Case in point: Russell Simmons, the hip-hop mogul and serial entrepreneur behind brands like Def Jam Records and Phat Farm clothing learned how to be an entrepreneur selling drugs on the streets of New York.
"I sold drugs," Simmons tells CNBC. "I was a number runner and a drug dealer."
Simmons, 58, said when he was young, there was no established track for learning how to start a business available to him besides the drug business.
"Other than that there was no training, no real cultural platform to teach people from where I came from to be entrepreneurs," said Simmons, who is originally from the Queens borough. "The idea of building out entrepreneurship, it was not a cultural thing in the black community."
It taught Simmons the basics of running a balance sheet. "I bought something for a dollar and sold it for three," he told Bryan Elliott in an episode of "Behind the Brand" on Entrepreneur. "I bought a lot of it for a dollar and sold a lot of it for three. So now it became a business.

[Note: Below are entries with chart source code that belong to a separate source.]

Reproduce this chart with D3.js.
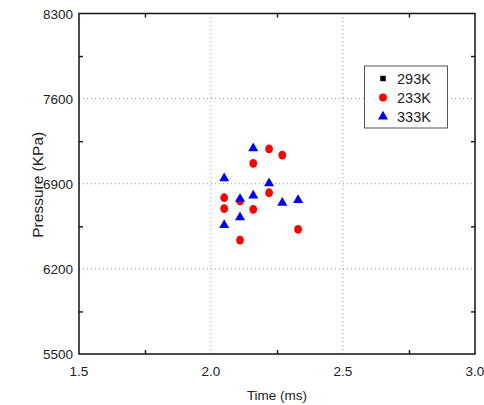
<!DOCTYPE html>
<html>
<head>
<meta charset="utf-8">
<script src="https://cdn.jsdelivr.net/npm/d3@7"></script>
<style>
  body { margin: 0; background: #fff; }
  text { font-family: "Liberation Sans", Arial, sans-serif; fill: #222; }
</style>
</head>
<body>
<svg id="main" width="484" height="405"></svg>
<script>
// data
const xTicks = [1.5, 2.0, 2.5, 3.0];
const yTicks = [5500, 6200, 6900, 7600, 8300];
const seriesNames = ['293K', '233K', '333K'];

const t233 = [2.22, 2.27, 2.16, 2.22, 2.05, 2.11, 2.05, 2.16, 2.33, 2.11];
const p233 = [7186, 7136, 7068, 6826, 6785, 6758, 6695, 6690, 6525, 6437];
const t333 = [2.16, 2.05, 2.22, 2.11, 2.16, 2.27, 2.33, 2.11, 2.05];
const p333 = [7192, 6945, 6904, 6775, 6802, 6744, 6766, 6624, 6561];

const margin = {left: 79, right: 9, top: 13.5, bottom: 51};
const W = 484, H = 405;

const svg = d3.select('#main');

const x = d3.scaleLinear().domain([1.5, 3.0]).range([margin.left, W - margin.right]);
const y = d3.scaleLinear().domain([5500, 8300]).range([H - margin.bottom, margin.top]);

// grid
svg.append('g')
  .selectAll('line')
  .data(xTicks.slice(1, -1))
  .join('line')
  .attr('x1', d => x(d)).attr('x2', d => x(d))
  .attr('y1', y(5500)).attr('y2', y(8300))
  .attr('stroke', '#999')
  .attr('stroke-dasharray', '1,3');

svg.append('g')
  .selectAll('line')
  .data(yTicks.slice(1, -1))
  .join('line')
  .attr('x1', x(1.5)).attr('x2', x(3.0))
  .attr('y1', d => y(d)).attr('y2', d => y(d))
  .attr('stroke', '#999')
  .attr('stroke-dasharray', '1,3');

// axes with inward minor ticks
const xMinor = [1.75, 2.25, 2.75];
const yMinor = [5850, 6550, 7250, 7950];

svg.append('g')
  .attr('transform', 'translate(0,' + y(5500) + ')')
  .call(d3.axisBottom(x).tickValues(xMinor).tickSize(-4).tickFormat(''))
  .call(g => g.select('.domain').remove());
svg.append('g')
  .attr('transform', 'translate(0,' + y(8300) + ')')
  .call(d3.axisTop(x).tickValues(xMinor).tickSize(-4).tickFormat(''))
  .call(g => g.select('.domain').remove());
svg.append('g')
  .attr('transform', 'translate(' + x(1.5) + ',0)')
  .call(d3.axisLeft(y).tickValues(yMinor).tickSize(-4).tickFormat(''))
  .call(g => g.select('.domain').remove());
svg.append('g')
  .attr('transform', 'translate(' + x(3.0) + ',0)')
  .call(d3.axisRight(y).tickValues(yMinor).tickSize(-4).tickFormat(''))
  .call(g => g.select('.domain').remove());
svg.selectAll('.tick line').attr('stroke', '#222').attr('stroke-width', 1.5);

// frame
svg.append('rect')
  .attr('x', x(1.5)).attr('y', y(8300))
  .attr('width', x(3.0) - x(1.5)).attr('height', y(5500) - y(8300))
  .attr('fill', 'none')
  .attr('stroke', '#111')
  .attr('stroke-width', 1.5);

// tick labels
svg.append('g')
  .selectAll('text')
  .data(xTicks)
  .join('text')
  .attr('x', d => x(d))
  .attr('y', y(5500) + 22)
  .attr('text-anchor', 'middle')
  .style('font-size', '13.5px')
  .text(d => d.toFixed(1));

svg.append('g')
  .selectAll('text')
  .data(yTicks)
  .join('text')
  .attr('x', x(1.5) - 6)
  .attr('y', d => y(d) + 5)
  .attr('text-anchor', 'end')
  .style('font-size', '13.5px')
  .text(d => d);

// axis titles
svg.append('text')
  .attr('x', (x(1.5) + x(3.0)) / 2)
  .attr('y', 400)
  .attr('text-anchor', 'middle')
  .style('font-size', '13.5px')
  .text('Time (ms)');

svg.append('text')
  .attr('transform', 'translate(43,' + (y(6900) + 1) + ') rotate(-90)')
  .attr('text-anchor', 'middle')
  .style('font-size', '15.5px')
  .text('Pressure (KPa)');

// markers
const circ = d3.symbol().type(d3.symbolCircle).size(48);
const tri = d3.symbol().type(d3.symbolTriangle).size(44);
const sq = d3.symbol().type(d3.symbolSquare).size(30);

svg.append('g')
  .selectAll('path')
  .data(d3.range(t233.length))
  .join('path')
  .attr('d', circ)
  .attr('transform', i => 'translate(' + x(t233[i]) + ',' + y(p233[i]) + ') scale(1,1.12)')
  .attr('fill', '#f00');

svg.append('g')
  .selectAll('path')
  .data(d3.range(t333.length))
  .join('path')
  .attr('d', tri)
  .attr('transform', i => 'translate(' + x(t333[i]) + ',' + y(p333[i]) + ')')
  .attr('fill', '#00f');

// legend
const legend = svg.append('g');
legend.append('rect')
  .attr('x', 364.5).attr('y', 66)
  .attr('width', 83).attr('height', 62)
  .attr('fill', '#fff')
  .attr('stroke', '#555');

const legendRows = legend.selectAll('g')
  .data(seriesNames)
  .join('g')
  .attr('transform', (d, i) => 'translate(383,' + (78.5 + i * 19) + ')');

legendRows.append('path')
  .attr('d', (d, i) => [sq, circ, tri][i]())
  .attr('fill', (d, i) => ['#000', '#f00', '#00f'][i]);

legendRows.append('text')
  .attr('x', 14)
  .attr('y', 5.5)
  .style('font-size', '14.5px')
  .text(d => d);
</script>
</body>
</html>
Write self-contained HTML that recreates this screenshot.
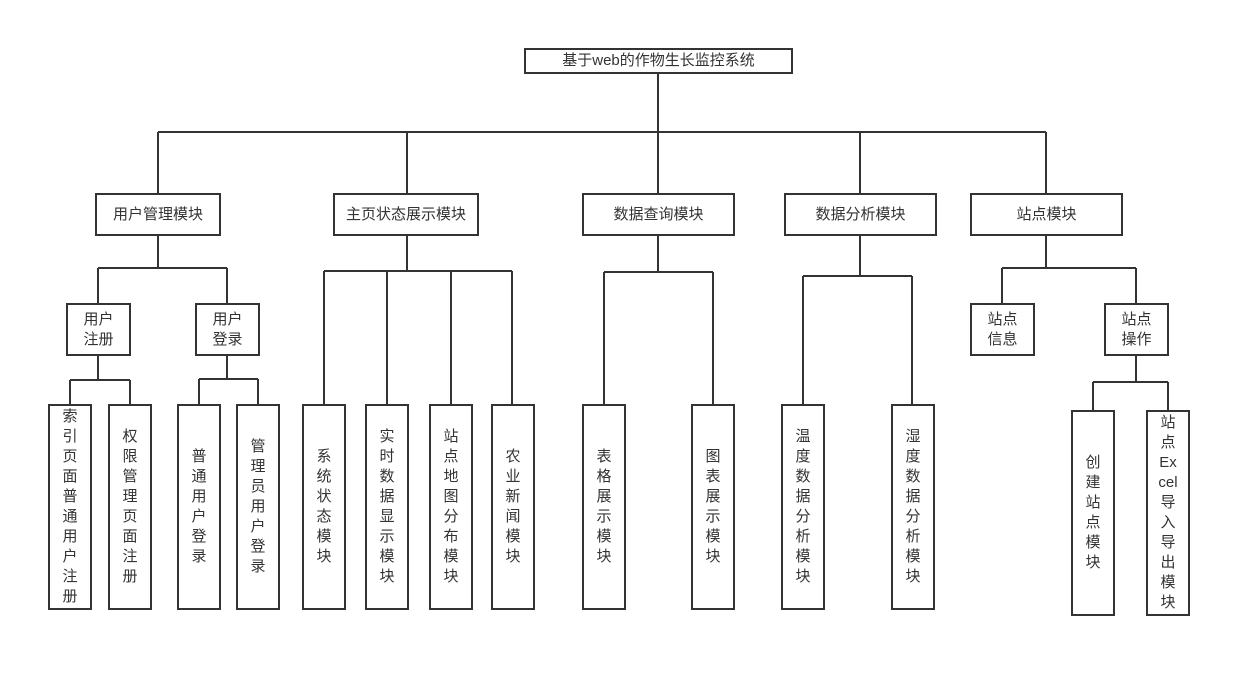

I understood the margins, the business."
He also learned "the mindset of being independent and being responsible for your profit," he told Elliott. The lucky ones among the drug-dealing set of his youth eventually found something else to sell.
Simmons isn't the only one to parlay his experience running a drug business into other more traditional channels. "If you look at all of the entrepreneurs, especially from years ago, a lot of them that were African-American had their experience in the street," he told CNBC.
For example, Ice-T — the rapper, actor and founder of the Rhyme Syndicate record label — started hustling on the streets of Los Angeles after the untimely death of his mother and father. And the Grammy award-winning rapper, entrepreneur and investor Jay Z was a crack dealer in his younger years.
Simmons went to college for three years, and while he was there he started promoting hip-hop parties.
"That's when I became an entrepreneur! I mean a real entrepreneur, a legitimate entrepreneur," Simmons said.
From there, he started producing hip-hop records, and in 1984, the young entrepreneur founded Def Jam Records, which launched the careers of LL Cool J and Public Enemy.